We exited the valley on the opposite side of the lake to the bear and proceeded down the access headwall (bushwhack) to the Baker Creek Trail. From there it was a trudge along various segments of Skoki highways to Boulder Pass and then down to our bikes. The amount of height gain from Baker to Ptarmigan Lakes was surprising - I remembered doing that years earlier only while we were doing it again. Views were limited due to the smoke, but this area is so special it always presents some nice panoramas.

 


[Phil leaves our bivy as the sun rises over the Lychnis Col.]


[Looking back at Lychnis rising over Tilted from the Baker Creek Trail.]


[As we gain height from the Baker Creek to Baker Lake trail, Tilted becomes less and less of a defined peak.]

 
[Looking back over Baker Lake as we ascend towards Ptarmigan Lake - the sun struggles to get through all the smoke. Brachiopod Mountain at right with Lychnis at center and Tilted almost below us now at center in front of Lychnis! ++]

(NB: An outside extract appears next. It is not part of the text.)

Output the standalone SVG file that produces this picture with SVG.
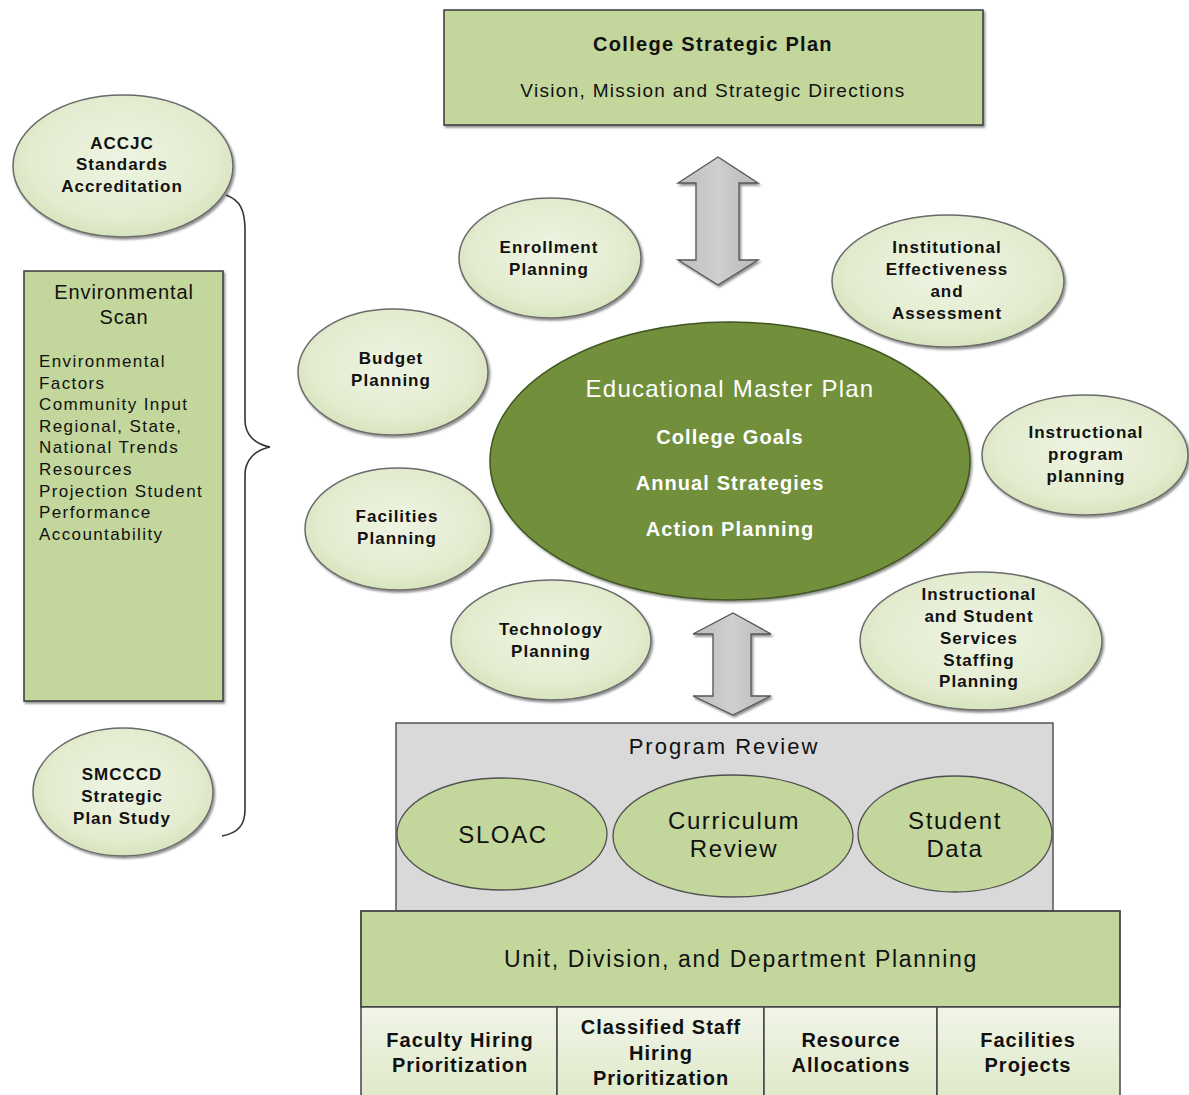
<svg xmlns="http://www.w3.org/2000/svg" width="1189" height="1095" viewBox="0 0 1189 1095">
<defs>
<radialGradient id="lg" cx="50%" cy="45%" r="60%">
<stop offset="0" stop-color="#eef4e2"/>
<stop offset="0.7" stop-color="#e3ecd0"/>
<stop offset="1" stop-color="#d3e0b6"/>
</radialGradient>
<linearGradient id="cellg" x1="0" y1="0" x2="0" y2="1">
<stop offset="0" stop-color="#f1f5e8"/>
<stop offset="1" stop-color="#dfe9c9"/>
</linearGradient>
<linearGradient id="arrg" x1="0" y1="0" x2="1" y2="0">
<stop offset="0" stop-color="#bdbdbd"/>
<stop offset="0.5" stop-color="#cfcfcf"/>
<stop offset="1" stop-color="#b8b8b8"/>
</linearGradient>
<filter id="sh" x="-10%" y="-10%" width="125%" height="125%">
<feDropShadow dx="1.5" dy="2" stdDeviation="1.2" flood-color="#000" flood-opacity="0.45"/>
</filter>
</defs>
<style>
.t{font-family:"Liberation Sans",Arial,sans-serif;fill:#111;text-anchor:middle}
.b{font-weight:bold}
.w{fill:#fff}
.s{font-size:17px;font-weight:bold;letter-spacing:1px}
.l{font-size:17px;letter-spacing:1.4px;text-anchor:start}
.c{font-size:20px;font-weight:bold;letter-spacing:1px}
.el{fill:url(#lg);stroke:#6b6b6b;stroke-width:1.5}
.box{fill:#c3d69b;stroke:#3a3a3a;stroke-width:1.5}
.pe{fill:#c3d69b;stroke:#505050;stroke-width:1.3}
.pt{font-size:24px;letter-spacing:1.6px}
.arr{fill:url(#arrg);stroke:#555;stroke-width:1.3}
</style>

<g id="college-strategic-plan">
<rect class="box" x="444" y="10" width="539" height="115" filter="url(#sh)"/>
<text class="t b" x="713" y="51" font-size="20" letter-spacing="1.3">College Strategic Plan</text>
<text class="t" x="713" y="97" font-size="19" letter-spacing="1.3">Vision, Mission and Strategic Directions</text>
</g>

<g id="connectors">
<path class="arr" filter="url(#sh)" d="M718,157 L758,183 L739,183 L739,260 L758,260 L718,285 L678,260 L696,260 L696,183 L678,183 Z"/>
<path class="arr" filter="url(#sh)" d="M733,613 L771,634 L751,634 L751,696 L771,696 L733,715 L693,696 L713,696 L713,634 L693,634 Z"/>
<path d="M226,195 C240,200 245,210 245,230 L245,420 C245,435 255,444 270,447 C255,450 245,460 245,475 L245,810 C245,825 238,833 222,836" fill="none" stroke="#333" stroke-width="1.6"/>
</g>

<g id="accjc">
<ellipse class="el" cx="123" cy="166" rx="110" ry="71" filter="url(#sh)"/>
<text class="t s" x="122" y="149">ACCJC</text>
<text class="t s" x="122" y="170">Standards</text>
<text class="t s" x="122" y="192">Accreditation</text>
</g>

<g id="environmental-scan">
<rect class="box" x="24" y="271" width="199" height="430" filter="url(#sh)"/>
<text class="t" x="124" y="299" font-size="20" letter-spacing="0.9">Environmental</text>
<text class="t" x="124" y="324" font-size="20" letter-spacing="0.9">Scan</text>
<text class="t l" x="39" y="367">Environmental</text>
<text class="t l" x="39" y="389">Factors</text>
<text class="t l" x="39" y="410">Community Input</text>
<text class="t l" x="39" y="432">Regional, State,</text>
<text class="t l" x="39" y="453">National Trends</text>
<text class="t l" x="39" y="475">Resources</text>
<text class="t l" x="39" y="497">Projection  Student</text>
<text class="t l" x="39" y="518">Performance</text>
<text class="t l" x="39" y="540">Accountability</text>
</g>

<g id="smcccd">
<ellipse class="el" cx="123" cy="792" rx="90" ry="64" filter="url(#sh)"/>
<text class="t s" x="122" y="780">SMCCCD</text>
<text class="t s" x="122" y="802">Strategic</text>
<text class="t s" x="122" y="824">Plan Study</text>
</g>

<g id="enrollment">
<ellipse class="el" cx="550" cy="258" rx="91" ry="60" filter="url(#sh)"/>
<text class="t s" x="549" y="253">Enrollment</text>
<text class="t s" x="549" y="275">Planning</text>
</g>

<g id="budget">
<ellipse class="el" cx="393" cy="372" rx="95" ry="63" filter="url(#sh)"/>
<text class="t s" x="391" y="364">Budget</text>
<text class="t s" x="391" y="386">Planning</text>
</g>

<g id="institutional-effectiveness">
<ellipse class="el" cx="948" cy="281" rx="116" ry="66" filter="url(#sh)"/>
<text class="t s" x="947" y="253">Institutional</text>
<text class="t s" x="947" y="275">Effectiveness</text>
<text class="t s" x="947" y="297">and</text>
<text class="t s" x="947" y="319">Assessment</text>
</g>

<g id="instructional-program">
<ellipse class="el" cx="1085" cy="455" rx="103" ry="60" filter="url(#sh)"/>
<text class="t s" x="1086" y="438">Instructional</text>
<text class="t s" x="1086" y="460">program</text>
<text class="t s" x="1086" y="482">planning</text>
</g>

<g id="facilities-planning">
<ellipse class="el" cx="398" cy="529" rx="93" ry="61" filter="url(#sh)"/>
<text class="t s" x="397" y="522">Facilities</text>
<text class="t s" x="397" y="544">Planning</text>
</g>

<g id="technology">
<ellipse class="el" cx="551" cy="640" rx="100" ry="60" filter="url(#sh)"/>
<text class="t s" x="551" y="635">Technology</text>
<text class="t s" x="551" y="657">Planning</text>
</g>

<g id="staffing">
<ellipse class="el" cx="981" cy="641" rx="121" ry="69" filter="url(#sh)"/>
<text class="t s" x="979" y="600">Instructional</text>
<text class="t s" x="979" y="622">and Student</text>
<text class="t s" x="979" y="644">Services</text>
<text class="t s" x="979" y="666">Staffing</text>
<text class="t s" x="979" y="687">Planning</text>
</g>

<g id="educational-master-plan">
<ellipse cx="730" cy="461" rx="240" ry="139" fill="#728f3b" stroke="#3f5420" stroke-width="1.5" filter="url(#sh)"/>
<text class="t w" x="730" y="397" font-size="24" letter-spacing="1.25">Educational Master Plan</text>
<text class="t b w" x="730" y="444" font-size="20" letter-spacing="1.1">College Goals</text>
<text class="t b w" x="730" y="490" font-size="20" letter-spacing="1.1">Annual Strategies</text>
<text class="t b w" x="730" y="536" font-size="20" letter-spacing="1.1">Action Planning</text>
</g>

<g id="program-review">
<rect x="396" y="723" width="657" height="188" fill="#d9d9d9" stroke="#555" stroke-width="1.5"/>
<text class="t" x="724" y="754" font-size="22" letter-spacing="2">Program Review</text>
<ellipse class="pe" cx="502" cy="834" rx="105" ry="56"/>
<text class="t pt" x="503" y="843">SLOAC</text>
<ellipse class="pe" cx="733" cy="836" rx="120" ry="61"/>
<text class="t pt" x="734" y="829">Curriculum</text>
<text class="t pt" x="734" y="857">Review</text>
<ellipse class="pe" cx="955" cy="834" rx="97" ry="58"/>
<text class="t pt" x="955" y="829">Student</text>
<text class="t pt" x="955" y="857">Data</text>
</g>

<g id="unit-planning">
<rect x="361" y="911" width="759" height="96" fill="#c3d69b" stroke="#444" stroke-width="1.8"/>
<text class="t" x="741" y="967" font-size="23" letter-spacing="1.7">Unit, Division, and Department Planning</text>
</g>

<g id="faculty-hiring">
<rect x="361" y="1007" width="196" height="90" fill="url(#cellg)" stroke="#444" stroke-width="1.5"/>
<text class="t c" x="460" y="1047">Faculty Hiring</text>
<text class="t c" x="460" y="1072">Prioritization</text>
</g>
<g id="classified-staff">
<rect x="557" y="1007" width="207" height="90" fill="url(#cellg)" stroke="#444" stroke-width="1.5"/>
<text class="t c" x="661" y="1034">Classified Staff</text>
<text class="t c" x="661" y="1060">Hiring</text>
<text class="t c" x="661" y="1085">Prioritization</text>
</g>
<g id="resource-allocations">
<rect x="764" y="1007" width="173" height="90" fill="url(#cellg)" stroke="#444" stroke-width="1.5"/>
<text class="t c" x="851" y="1047">Resource</text>
<text class="t c" x="851" y="1072">Allocations</text>
</g>
<g id="facilities-projects">
<rect x="937" y="1007" width="183" height="90" fill="url(#cellg)" stroke="#444" stroke-width="1.5"/>
<text class="t c" x="1028" y="1047">Facilities</text>
<text class="t c" x="1028" y="1072">Projects</text>
</g>
</svg>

[Late summer flowers as I glance back over Baker Lake to Tilted Mountain with Lychnis rising over it. We're at the same height as the peak now!]

 
[Hiking towards Ptarmigan Lake with Redoubt Mountain at left and Ptarmigan Peak rising above Phil at right. ++]

 

Tilted Mountain is not a mountain you'd prioritize as a premier Skoki summit, but it is a peak I'd highly recommend adding to your itinerary if you're camped at Baker Lake or bivying near Lychnis Mountain. It's a fun, short scramble that I'm sure offers stunning views and is surrounded by some pretty wild country including an apparent breakfast bar for Grizzlies.

Summit Elevation (m): 
2,591
Summit Elevation (ft): 
8,501
Elevation Gain (m): 
1460
Round Trip Time: 
10.00
Total Distance (km): 
35.00
Quick 'n Easy Rating: 
Class 3 : you fall, you break your leg
Difficulty Notes: 

My ascent route was moderate with some steep slabs and the descent was easy / moderate with scree and slabs. Routefinding is key to keeping things easy / moderate on this mountain.